Now if you look at those two laws closely enough, you can see that they are almost interchangeable. That the Malus law of polarization is almost the same as resistance in electric currents.
Now also, I or we, have not yet ruled out that photons split apart into neutrinos. On page 855, Halliday and Resnick harken back to a widespread belief of the 20th century, that quoting on page 855 "Only Ey will be transmitted; Ex will be absorbed within the sheet." But sorry to say, that 20th century physics never actually proved that all the energy is absorbed, for no-one bothered to consider that the photons may break-apart to form neutrinos which go through matter without resistance.

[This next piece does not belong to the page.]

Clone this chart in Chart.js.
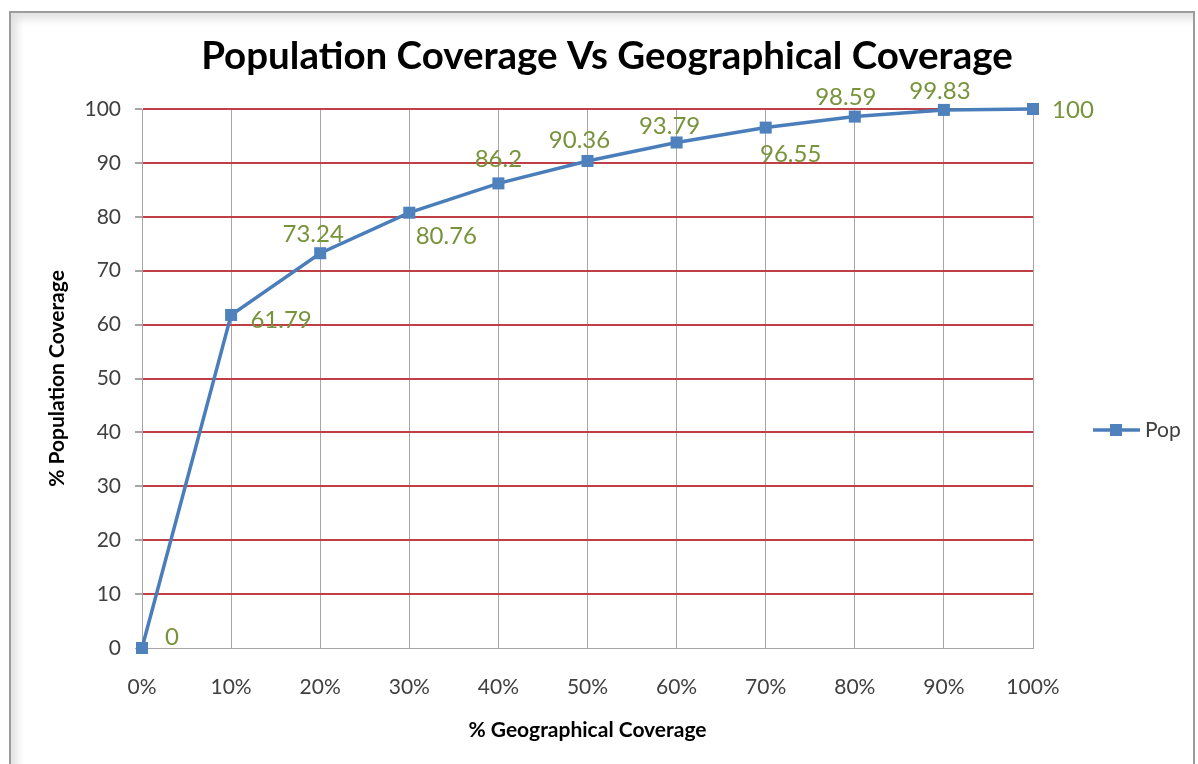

It was a sad and pitiful assumption of 20th century physics that the electron structure was merely a tiny ball object with a few properties. And worse yet, the photon had no structure other than as a simplistic single transverse wave that has a few properties.
This book is devoted to the idea of the Atom Totality that the entire Universe is all contained within one single atom and our observable Universe is just one electron of that atom. So everything we see on Earth and in the skies is one mere electron which is a stark contrast to the impoverished view of scientists of the last century where their electron or photon was a few properties.
So here I have opened the door as to what is superconductivity in that the electron and photon possess enormous structure and properties that are very vast and complex. One of those structures is a pilot wave of the Aharonov-Bohm experiment, so that the photon has a guiding wavefront and plays a major role in the vertical, oblique, then horizontal polarization experiment. This tells us the photon must be a double-transverse wave not just a single-transverse wave.
Since we can manufacture glasses that are laser beam resistant, indicates that much of the energy of photons is not absorbed and can break apart and form neutrinos. So we need experiments to prove whether all the energy is absorbed or whether photons do split into neutrinos.
As for superconductivity, I doubt that neutrinos have a role in the phenomenon. But if photons have a wavefront plus a pilot wave which obeys the same mathematical form of Ohm's law, is indicative of the idea that superconduction is a phase phenomenon involving photons. And where the cold temperature is the temperature in which the material allows that phase to be effective.
So here emerges the definition of Resistance in the Maxwell Equations.